At one time God had to say to Samuel: "for it is not as man seeth; for man looketh upon the outward appearance, but Jehovah looketh upon the heart" (1 Sam. 16:7, J.N.D. Trans.). This is why the Lord Jesus says: "But thou, when thou fastest, anoint thine head, and wash thy face; That thou appear not unto men to fast, but unto thy Father which is in secret: and thy Father, which seeth in secret, shall reward thee openly." The Lord Jesus does not mention when and how the Father will reward, but we know that God is a rewarder of them that diligently seek Him (Heb. 11:6).

Fasting for today?

Before closing let us mention something about fasting today. The fact that in certain circles of Christendom fasting has become a mere religious exercise must not turn away our eyes from the first Christians who fasted with great earnestness (see 2 Cor. 6:5). Before Paul and Barnabas set off on their first missionary journey the brethren fasted and prayed (Acts 13:3). And when these two, on their journey back, had ordained elders in the various assemblies of Asia Minor, they prayed with fasting and commended them to the Lord, on whom they believed (Acts 14:23).
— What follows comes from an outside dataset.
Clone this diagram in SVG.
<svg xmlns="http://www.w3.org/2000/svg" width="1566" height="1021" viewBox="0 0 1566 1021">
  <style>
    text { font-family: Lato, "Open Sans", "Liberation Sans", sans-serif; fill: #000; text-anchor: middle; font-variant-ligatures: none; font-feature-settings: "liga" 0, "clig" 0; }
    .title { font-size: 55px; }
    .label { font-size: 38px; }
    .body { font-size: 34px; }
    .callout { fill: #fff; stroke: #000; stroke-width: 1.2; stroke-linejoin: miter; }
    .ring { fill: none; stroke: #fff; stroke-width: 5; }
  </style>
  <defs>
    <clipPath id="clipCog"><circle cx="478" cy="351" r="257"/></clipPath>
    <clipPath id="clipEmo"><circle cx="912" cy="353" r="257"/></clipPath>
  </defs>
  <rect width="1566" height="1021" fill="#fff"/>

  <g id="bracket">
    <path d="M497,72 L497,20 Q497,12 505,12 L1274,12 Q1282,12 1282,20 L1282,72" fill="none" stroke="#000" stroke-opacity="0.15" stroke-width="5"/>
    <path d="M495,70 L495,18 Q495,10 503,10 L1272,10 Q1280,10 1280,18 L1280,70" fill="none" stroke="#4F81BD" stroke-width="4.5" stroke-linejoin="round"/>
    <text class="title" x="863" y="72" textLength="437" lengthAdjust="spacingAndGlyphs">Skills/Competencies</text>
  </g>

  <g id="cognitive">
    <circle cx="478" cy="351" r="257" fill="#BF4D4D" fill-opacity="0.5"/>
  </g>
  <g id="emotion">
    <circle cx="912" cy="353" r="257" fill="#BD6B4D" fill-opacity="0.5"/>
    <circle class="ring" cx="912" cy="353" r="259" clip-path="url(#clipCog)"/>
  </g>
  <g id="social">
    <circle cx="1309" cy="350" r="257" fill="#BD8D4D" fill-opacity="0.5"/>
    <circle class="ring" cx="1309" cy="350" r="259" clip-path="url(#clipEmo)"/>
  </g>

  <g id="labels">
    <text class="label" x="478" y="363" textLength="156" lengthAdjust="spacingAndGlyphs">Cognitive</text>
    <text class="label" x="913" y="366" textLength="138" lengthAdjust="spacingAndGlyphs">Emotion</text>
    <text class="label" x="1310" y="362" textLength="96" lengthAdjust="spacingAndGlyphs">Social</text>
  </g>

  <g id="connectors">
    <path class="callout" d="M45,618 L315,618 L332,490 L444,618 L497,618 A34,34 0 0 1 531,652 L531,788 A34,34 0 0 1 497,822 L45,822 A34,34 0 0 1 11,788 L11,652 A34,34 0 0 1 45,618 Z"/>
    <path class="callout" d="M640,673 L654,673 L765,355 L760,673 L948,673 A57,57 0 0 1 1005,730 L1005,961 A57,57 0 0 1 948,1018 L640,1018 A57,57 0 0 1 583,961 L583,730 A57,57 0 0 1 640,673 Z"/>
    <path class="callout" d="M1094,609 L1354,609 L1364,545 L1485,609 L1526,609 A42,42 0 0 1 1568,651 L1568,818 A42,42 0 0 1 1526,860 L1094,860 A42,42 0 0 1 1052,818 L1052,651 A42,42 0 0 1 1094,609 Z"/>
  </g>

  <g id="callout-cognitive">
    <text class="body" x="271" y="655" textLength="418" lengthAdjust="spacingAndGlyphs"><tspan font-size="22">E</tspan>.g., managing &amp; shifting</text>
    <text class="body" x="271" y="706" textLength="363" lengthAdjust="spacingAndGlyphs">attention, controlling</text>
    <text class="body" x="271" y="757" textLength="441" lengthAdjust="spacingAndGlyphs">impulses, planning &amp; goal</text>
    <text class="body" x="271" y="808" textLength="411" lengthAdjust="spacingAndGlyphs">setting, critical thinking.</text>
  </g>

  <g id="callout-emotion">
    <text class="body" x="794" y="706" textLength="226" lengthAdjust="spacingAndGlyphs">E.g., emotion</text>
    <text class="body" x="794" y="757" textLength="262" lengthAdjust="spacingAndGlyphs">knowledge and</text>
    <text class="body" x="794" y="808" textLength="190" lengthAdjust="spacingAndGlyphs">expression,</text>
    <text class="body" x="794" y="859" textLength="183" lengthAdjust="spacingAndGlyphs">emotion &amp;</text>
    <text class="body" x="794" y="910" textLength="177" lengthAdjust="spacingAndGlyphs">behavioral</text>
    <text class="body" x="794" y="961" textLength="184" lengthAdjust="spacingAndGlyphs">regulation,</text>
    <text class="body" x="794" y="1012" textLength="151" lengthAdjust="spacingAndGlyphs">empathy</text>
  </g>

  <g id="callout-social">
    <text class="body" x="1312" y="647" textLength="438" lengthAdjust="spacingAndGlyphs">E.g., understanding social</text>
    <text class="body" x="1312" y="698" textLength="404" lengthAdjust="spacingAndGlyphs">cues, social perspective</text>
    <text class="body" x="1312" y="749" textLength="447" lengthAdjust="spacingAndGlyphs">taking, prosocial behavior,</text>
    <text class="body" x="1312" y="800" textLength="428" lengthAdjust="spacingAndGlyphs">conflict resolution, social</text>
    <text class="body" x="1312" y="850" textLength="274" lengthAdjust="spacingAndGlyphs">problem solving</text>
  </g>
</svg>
We may also learn much from the words of the Lord Jesus about prayer and fasting in Matthew 17:21. A French brother wrote as to this in the "Messager Evangélique 1864":

"Fasting means a conscious taking of distance from earthly and natural things so that the heart can be engaged in prayer with spiritual and heavenly things. Fasting is a means to interrupt the link between our natural being and the world which surrounds us; prayer is the means to maintain the link between our spirit and heaven. The former is the holy negation of natural man, the latter the expression of full dependence of the renewed man. But we ought to be on our guard against a monkish, ascetic and lawful spirit which tends to exalt the flesh."